Perhaps everybody must is just ashamed of all of this. The secrecy must either be a result of people voting for something they know is not good for the country/their fellow humans, or due to people having no real idea why they are voting for the party that they are. What other reason could there genuinely be for keeping your choice, not just secret, but as some kind of personal information on par with your pin number.
I am not advocating the smug political tweet or Facebook post, and I am not trying to claim that those that discuss politics are better than those that don’t. But EVERYTHING IS POLITICS and YOUR VOTE MAY HAVE AN EFFECT ON THE WHOLE COUNTRY, so we need to talk about it in a healthy open way.

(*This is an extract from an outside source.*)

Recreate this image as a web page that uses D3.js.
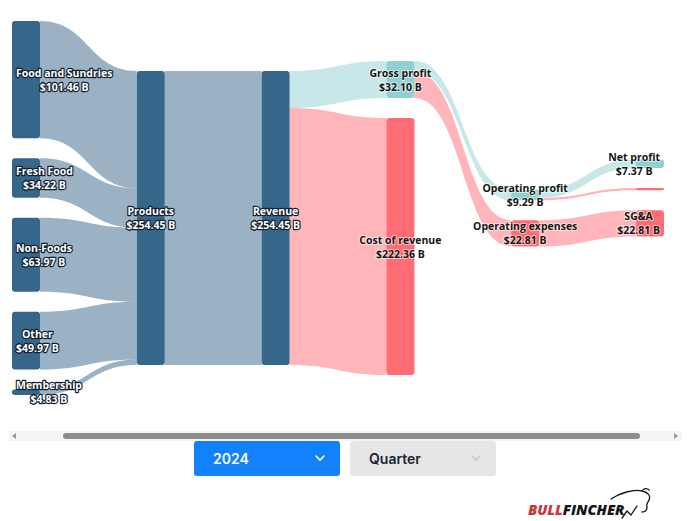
<!DOCTYPE html>
<html><head><meta charset="utf-8">
<script src="https://cdn.jsdelivr.net/npm/d3@7"></script>
<style>body{margin:0;background:#fff;overflow:hidden}svg{display:block}</style>
</head><body>
<svg id="chart" width="691" height="521"></svg>
<script>
// ---------------- DATA ----------------
const nodeNames = ["Food and Sundries","Fresh Food","Non-Foods","Other","Membership","Products","Revenue","Gross profit","Cost of revenue","Operating profit","Operating expenses","Net profit","Other expenses","SG&A"];
const nodeKinds = ["segment","segment","segment","segment","segment","segment","segment","profit","cost","profit","cost","profit","cost","cost"];
const linkSources = ["Food and Sundries","Fresh Food","Non-Foods","Other","Membership","Products","Revenue","Revenue","Gross profit","Gross profit","Operating profit","Operating profit","Operating expenses"];
const linkTargets = ["Products","Products","Products","Products","Products","Revenue","Gross profit","Cost of revenue","Operating profit","Operating expenses","Net profit","Other expenses","SG&A"];
const linkValues  = [101.46,34.22,63.97,49.97,4.83,254.45,32.10,222.36,9.29,22.81,7.37,1.92,22.81];
const yearOptions = ["2024"];
const periodOptions = ["Quarter"];
const brandParts = ["BULL","FINCHER"];

// ---------------- STYLE / LAYOUT SETTINGS ----------------
const kindColor = {segment:"#36668a", profit:"#91d0d1", cost:"#ff6c74"};
const extent = {x0:12, x1:664, y0:21, y1:415};
const nodeWidth = 28, nodePadding = 20;
const columnSlots = [6, 1, 1, 2, 2, 5];   // slots reserved per column (middle-aligned columns)
const fmt = v => "$" + d3.format(".2f")(v) + " B";

// ---------------- SANKEY LAYOUT (middle aligned columns) ----------------
function sankey(nodes, links) {
  const byName = new Map(nodes.map(n => [n.name, n]));
  nodes.forEach((n,i) => { n.index = i; n.sourceLinks = []; n.targetLinks = []; });
  links.forEach((l,i) => {
    l.index = i;
    l.source = byName.get(l.source); l.target = byName.get(l.target);
    l.source.sourceLinks.push(l); l.target.targetLinks.push(l);
  });
  nodes.forEach(n => n.value = n.targetLinks.length ? d3.sum(n.targetLinks, l => l.value) : d3.sum(n.sourceLinks, l => l.value));
  let cur = new Set(nodes), nxt = new Set(), d = 0;
  while (cur.size) {
    for (const n of cur) { n.depth = d; for (const l of n.sourceLinks) nxt.add(l.target); }
    d++; cur = nxt; nxt = new Set();
  }
  const nLayers = d3.max(nodes, n => n.depth) + 1;
  const xScale = d3.scaleLinear().domain([0, nLayers - 1]).range([extent.x0, extent.x1 - nodeWidth]);
  const columns = Array.from({length: nLayers}, () => []);
  nodes.forEach(n => { n.layer = n.depth; n.x0 = xScale(n.layer); n.x1 = n.x0 + nodeWidth; columns[n.layer].push(n); });
  const H = extent.y1 - extent.y0, py = nodePadding;
  const ky = d3.min(columns, (c, i) => (H - (columnSlots[i] - 1) * py) / d3.sum(c, n => n.value));
  const vScale = d3.scaleLinear().domain([0, 1]).range([0, ky]);
  columns.forEach((col, i) => {
    const colH = vScale(d3.sum(col, n => n.value)) + (columnSlots[i] - 1) * py;
    let y = extent.y0 + (H - colH) / 2;
    for (const n of col) { n.y0 = y; n.y1 = y + vScale(n.value); y = n.y1 + py; }
  });
  links.forEach(l => l.width = vScale(l.value));
  for (const n of nodes) {
    let a = n.y0, b = n.y0;
    for (const l of n.sourceLinks) { l.y0 = a + l.width/2; a += l.width; }
    for (const l of n.targetLinks) { l.y1 = b + l.width/2; b += l.width; }
  }
  return {nodes, links, nLayers};
}

const graph = sankey(
  nodeNames.map((name,i) => ({name, kind: nodeKinds[i]})),
  linkSources.map((s,i) => ({source: s, target: linkTargets[i], value: linkValues[i]}))
);

const svg = d3.select("#chart");

function linkArea(l) {
  const sx = l.source.x1, tx = l.target.x0, mx = (sx + tx) / 2, h = l.width / 2;
  const p = d3.path();
  p.moveTo(sx, l.y0 - h);
  p.bezierCurveTo(mx, l.y0 - h, mx, l.y1 - h, tx, l.y1 - h);
  p.lineTo(tx, l.y1 + h);
  p.bezierCurveTo(mx, l.y1 + h, mx, l.y0 + h, sx, l.y0 + h);
  p.closePath();
  return p.toString();
}
svg.append("g").selectAll("path").data(graph.links).join("path")
  .attr("d", linkArea)
  .attr("fill", l => kindColor[l.target.kind])
  .attr("fill-opacity", 0.5);

svg.append("g").selectAll("rect").data(graph.nodes).join("rect")
  .attr("x", n => n.x0).attr("y", n => n.y0)
  .attr("width", n => n.x1 - n.x0).attr("height", n => Math.max(1, n.y1 - n.y0))
  .attr("rx", n => Math.min(3, (n.y1 - n.y0)/2)).attr("ry", n => Math.min(3, (n.y1 - n.y0)/2))
  .attr("fill", n => kindColor[n.kind]);

const lastLayer = graph.nLayers - 1;
const lg = svg.append("g").attr("font-family", "'Open Sans', 'Noto Sans', sans-serif")
  .attr("font-size", 10.5).attr("font-weight", 700);
graph.nodes.filter(n => n.y1 - n.y0 >= 4).forEach(n => {
  const cy = (n.y0 + n.y1) / 2;
  const light = n.kind === "segment";
  const t = lg.append("text").attr("text-anchor", "middle")
    .attr("fill", light ? "#fff" : "#151515")
    .attr("stroke", light ? "#10202e" : "#fff")
    .attr("stroke-width", light ? 2.4 : 2)
    .attr("stroke-opacity", light ? 1 : 0.6)
    .attr("stroke-linejoin", "round")
    .attr("paint-order", "stroke");
  const a = t.append("tspan").attr("y", cy - 3).text(n.name);
  const b = t.append("tspan").attr("y", cy + 11).text(fmt(n.value));
  const w = Math.max(a.node().getComputedTextLength(), b.node().getComputedTextLength());
  let x = (n.x0 + n.x1) / 2;
  if (n.layer === 0) x = n.x0 + 4 + w / 2;
  else if (n.layer === lastLayer) x = n.x1 - 4 - w / 2;
  a.attr("x", x); b.attr("x", x);
});

// scrollbar
const sb = svg.append("g");
sb.append("rect").attr("x", 9).attr("y", 431).attr("width", 673).attr("height", 10).attr("fill", "#f4f4f4");
sb.append("rect").attr("x", 63).attr("y", 433).attr("width", 577).attr("height", 6).attr("rx", 3).attr("fill", "#8c8c8c");
sb.append("path").attr("d", "M12,436 L16,433 L16,439 Z").attr("fill", "#999");
sb.append("path").attr("d", "M678,436 L674,433 L674,439 Z").attr("fill", "#999");

// dropdowns
const dd = svg.append("g").attr("font-family", "Inter, 'Open Sans', sans-serif").attr("font-weight", 600).attr("font-size", 14);
function dropdown(x, label, bg, fg, chev) {
  dd.append("rect").attr("x", x).attr("y", 441).attr("width", 146).attr("height", 35).attr("rx", 3).attr("fill", bg);
  dd.append("text").attr("x", x + 19).attr("y", 464).attr("fill", fg).text(label);
  dd.append("path").attr("d", `M${x+122},${456} L${x+126},${460} L${x+130},${456}`)
    .attr("fill", "none").attr("stroke", chev).attr("stroke-width", 1.6).attr("stroke-linecap", "round");
}
dropdown(194, yearOptions[0], "#1182fc", "#fff", "#fff");
dropdown(350, periodOptions[0], "#e6e6e6", "#1d2433", "#c4c4c4");

// logo
const logo = svg.append("text").attr("x", 528).attr("y", 515)
  .attr("font-family", "'Open Sans', sans-serif").attr("font-style", "italic").attr("font-weight", 800).attr("font-size", 14.5);
logo.append("tspan").attr("fill", "#c8373b").text(brandParts[0]);
logo.append("tspan").attr("fill", "#151515").text(brandParts[1]);
svg.append("path")
  .attr("d", "M611,499 C620,493 633,489 642,491 C648,492 651,496 649,500 C648,503 646,503 647,507 C647,510 645,512 642,512 M622,518 L627,511 L631,515 L637,506 M642,491 C644,488 647,488 649,490")
  .attr("fill", "none").attr("stroke", "#151515").attr("stroke-width", 1.3).attr("stroke-linecap", "round").attr("stroke-linejoin", "round");
</script>
</body></html>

I know that I definitely want that for my children, and I definitely want it for all the other children too, because there is no progress without debate. If you merrily talk about political issues all year and then don’t discuss your actual choice, what are you really saying to those children about the vote, about standing up for your beliefs? Not much at all.
Coming from a family that did this I know that what it leads to, is a child that is unaware of politics, of choice, of a whole world outside of her immediate environment. And when I discovered it in adulthood, I was shocked by the mess it was in and felt overwhelmed by the scope of the situation. A feeling of powerlessness.
The journey I have been on, from cynical apathy to daunted despair, has now reached a point of optimistic action. I am 28 in two days’ time – imagine if I had reached this point at 16, what might I have done differently in the world by now?
You have the right to keep your own personal beliefs and to your privacy. You also are fortunate enough to have the right to vote.
The latter helps to ensure the continuation of the former. It is that vital. We need to consider our political choices carefully and compassionately, and we need to make sure everybody else does too.